Joan Lunden Behind Closed Doors: Hawaii's Kilauea Volcano
In the next day or two, a 2,000 degree Fahrenheit river of lava could swallow up dozens of Hawaiian homes in the village of Pahoa – and there’s nothing anyone can do about it.
Kilauea Volcano, one of the world’s most active volcanoes, has continuously erupted since 1983 with its’ molten rock traveling south towards the sea. And in 2002, I went Behind Closed Doors with the Hawaiian Volcano Observatory to join geologists in their terrifying line of work.
It’s these men and women who live and work in the shadows of a dangerously unpredictable hot zone that are fighting to keep villagers safe today. Always overcoming their instinctive desire to run away, they instead are doing everything they can to uncover the secrets behind this epic force of nature.

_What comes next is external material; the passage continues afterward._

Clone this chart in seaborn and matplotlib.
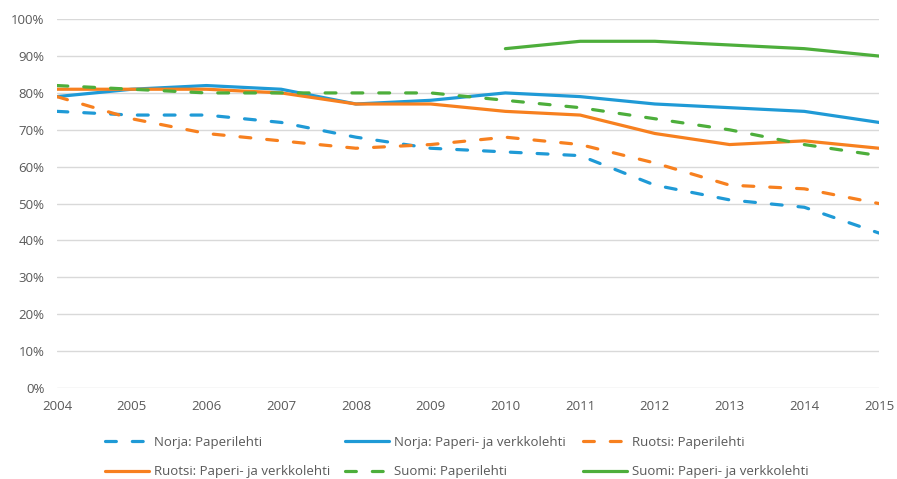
#!/usr/bin/env python3
"""
Newspaper reach in Norway, Sweden and Finland 2004-2015
"""

import numpy as np
import pandas as pd
import matplotlib
matplotlib.use("Agg")
import matplotlib.pyplot as plt
import seaborn as sns

years = list(range(2004, 2016))

norja_paperi = [75, 74, 74, 72, 68, 65, 64, 63, 55, 51, 49, 42]
norja_paperi_verkko = [79, 81, 82, 81, 77, 78, 80, 79, 77, 76, 75, 72]
ruotsi_paperi = [79, 73, 69, 67, 65, 66, 68, 66, 61, 55, 54, 50]
ruotsi_paperi_verkko = [81, 81, 81, 80, 77, 77, 75, 74, 69, 66, 67, 65]
suomi_paperi = [82, 81, 80, 80, 80, 80, 78, 76, 73, 70, 66, 63]
suomi_paperi_verkko = [np.nan] * 6 + [92, 94, 94, 93, 92, 90]

series_names = [
    "Norja: Paperilehti",
    "Norja: Paperi- ja verkkolehti",
    "Ruotsi: Paperilehti",
    "Ruotsi: Paperi- ja verkkolehti",
    "Suomi: Paperilehti",
    "Suomi: Paperi- ja verkkolehti",
]
series_values = [
    norja_paperi, norja_paperi_verkko,
    ruotsi_paperi, ruotsi_paperi_verkko,
    suomi_paperi, suomi_paperi_verkko,
]

BLUE = "#1f9ad6"
ORANGE = "#f7801f"
GREEN = "#4dae3b"
TEXT = "#595959"
colors = [BLUE, BLUE, ORANGE, ORANGE, GREEN, GREEN]
dashed = [True, False, True, False, True, False]

sns.set_style("white")
plt.rcParams["font.family"] = ["Open Sans", "DejaVu Sans"]

fig = plt.figure(figsize=(8.97, 4.79), dpi=100)
ax = fig.add_axes([0.0635, 0.19, 0.9165, 0.77])

for name, vals, col, dsh in zip(series_names, series_values, colors, dashed):
    df = pd.DataFrame({"year": years, "value": np.array(vals, dtype=float) / 100})
    sns.lineplot(data=df, x="year", y="value", ax=ax, color=col,
                 linewidth=2.3, label=name)
    l = ax.get_lines()[-1]
    if dsh:
        l.set_dashes([3.4, 5.0])
    l.set_dash_capstyle("round")

ax.set_xlim(2004, 2015)
ax.set_ylim(0, 1.0)
ax.set_xticks(years)
ax.set_yticks(np.arange(0, 1.01, 0.1))
ax.set_yticklabels([f"{int(round(v * 100))}%" for v in np.arange(0, 1.01, 0.1)])
ax.set_xlabel("")
ax.set_ylabel("")
ax.grid(axis="y", color="#d9d9d9", linewidth=1)
ax.grid(axis="x", visible=False)
for s in ax.spines.values():
    s.set_visible(False)
ax.tick_params(axis="both", length=0, labelsize=9.5, labelcolor=TEXT)
ax.tick_params(axis="x", pad=9)
ax.tick_params(axis="y", pad=9)

# legend: 3 columns at a fixed pitch, filled row by row
ax.get_legend().remove()
handles, labels = ax.get_legend_handles_labels()
col_x = [105, 345, 583]
for c, x in enumerate(col_x):
    idx = [c, c + 3]
    leg = fig.legend([handles[i] for i in idx], [labels[i] for i in idx],
                     loc="upper left", bbox_to_anchor=(x / 897, 1 - 436 / 479),
                     frameon=False, fontsize=9.5, handlelength=3.3,
                     handletextpad=0.45, labelspacing=1.25,
                     borderpad=0, borderaxespad=0)
    for t in leg.get_texts():
        t.set_color(TEXT)

fig.savefig("out.png", dpi=100)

Behind Closed Doors: Hawaii's Kilauea Volcano
It was this past June when everything changed for the local communities surrounding Kilauea, which covers almost 40 square miles. A new volcanic crater burst, or vented, releasing a new river of liquid rock traveling northeast towards Pahoa.
But no one will attempt to divert the lava flow. Instead, the Hawaii County Civil Defense Agency has rebuilt two gravel roads, giving residents escape routes from the fiery ooze.
While many have fled the area, others are staying to watch their homes succumb to the inevitable destruction that the lava brings. Late last night, the flow, moving 30 feet per hour, was just 350 yards from the nearest cluster of homes.
The geologists seen in this video clip go places that other people can’t, and take risks that no one else will to help keep people safe. I will never forget this glimpse into a terrifyingly beautiful world of work.
My thoughts are with the people of Pahoa.